2015 Stadium Club #112 Paul Konerko

Paul Konerko -- 2014 White Sox, 81 games, .207 AVG, 5 HR, 22 RBI

Paul Konerko has always been special to me because his career pretty much exactly aligned with my coming of age as a baseball fan.

Konerko broke into the bigs in 1997 -- I was five years old at the time, and just starting to become a baseball fan. He was traded to the White Sox two years later, right around when I started picking teams and players to root for. And the next 16 years on the South Side of Chicago solidified him as a fan favorite you couldn't help but respect, a guy who always seemed to be there at first base every time I turned on a Sox game when I was growing up.

I suppose it all had to end sometime, but few player's goodbyes hit me more than Paul Konerko's -- even though, in true White Sox fashion, his final season was mostly overlooked by some guy named Derek Jeter who decided to retire that same year.



Second Base

1996 Score #487 Lou Whitaker

Lou Whitaker -- 1995 Tigers, 84 games, .293 AVG, 14 HR, 44 RBI

I've never gone through and counted, but Lou Whitaker seems to have more double play cards than any other guy in my collection.

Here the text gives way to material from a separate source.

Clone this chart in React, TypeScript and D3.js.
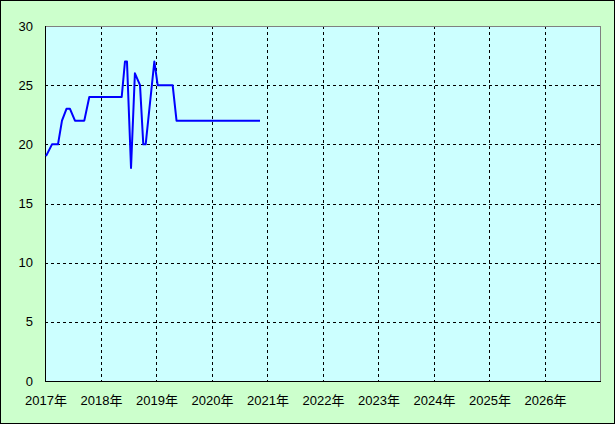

I guess it only make sense, then, that he'd be turning two on one of his sunset cards, looking as spry and agile as ever -- a fitting final tribute to a rare talent up the middle.

(Also, please put him in the HOF already!)



Shortstop

1997 Collector's Choice #105 Alan Trammell

Alan Trammell -- 1996 Tigers, 66 games, .233 AVG, 1 HR, 16 RBI

I don't think we'll ever see a double-play combo like Lou Whitaker and Alan Trammell again -- two immensely talented infielders who spent their entire careers with the same team, at almost the exact same time.

As a card collector and baseball fan, it only seemed right to reunite them on this roster -- though Trammell gets a few extra points for that excellent "Final Tribute" banner from Collector's Choice that I so dearly miss.



Third Base

1994 Topps #180 George Brett

George Brett -- 1993 Royals, 145 games, 19 HR, 75 RBI

I've heard people say this is a bad baseball card, and not the final tribute a legend like George Brett deserved.

All I'd like to know is if they'd be willing to pass whatever they've been smoking.



Outfielders

1975 Topps #4 Al Kaline HL

Al Kaline -- 1974 Tigers, 147 games, .262 AVG, 13 HR, 64 RBI

Al Kaline's sunset saga is still incredibly strange to me -- Topps included him in the "Highlights" portion of their 1975 checklist, but for some reason neglected to give him a card in the regular base set.

It's kind of a strange way to go out, but to me this qualifies as a true sunset card, even if it doesn't feature a single stat line on the back.



1997 Upper Deck #415 Kirby Puckett

Kirby Puckett -- 1995 Twins, 137 games, .314 AVG, 23 HR, 99 RBI

Another strange sunset tale here -- Kirby Puckett actually received his final baseball cards two years after he'd played his last game.

Puckett retired due to vision loss in 1996, and his farewell came so suddenly that a few brands chose to dip into the following year's cards to grant him proper finales -- Upper Deck provided a particularly memorable final tribute in their '97 set, a card that tugs on the heart-strings given how Puckett's career (and life) came to an end far too soon.



2008 Upper Deck #129 Kenny Lofton

Kenny Lofton -- 2007 Rangers/Indians, 136 games, .296 AVG, 7 HR, 38 RBI 

There must've been something about Cleveland for Kenny Lofton -- he played there three different times in his career, including his final season in 2007, coming back to his adopted home via a trade with the Rangers earlier in the year.

It was a proper goodbye to one of my all-time favorite players -- and if this excellent sunset card is any indication, he remained the cool dude I know and love right up until the end.



Designated Hitter

1976 SSPC #525 Frank Robinson

Frank Robinson -- 1976 Indians, 36 games, .224 AVG, 3 HR, 10 RBI

I managed to restrain myself from mentioning Harmon Killebrew on the Royals! for the 732nd time in this blog's history and actually give the DH spot on this roster to the more deserving (and historic) nominee with Frank Robinson here.

Robinson, of course, became the first black manager in baseball history when he took over the reigns as Cleveland's player-manager in 1975. General day-to-day concerns aside, I always thought the weirdest thing about being a player-manager would be when the time came for him to insert himself into a game. I always wondered how those decisions went down. 

Robinson did that a handful of times during his two years as the Indians' player-manager, and had a fair amount of success doing it -- he even homered in his first at-bat with the club. Safe to say the game of baseball wouldn't be the same today without Frank Robinson's historic sunset stint in Cleveland.

That's it for this sunset team -- thanks for tuning in, and let's hope it doesn't take me eight more months for me to do another one of these.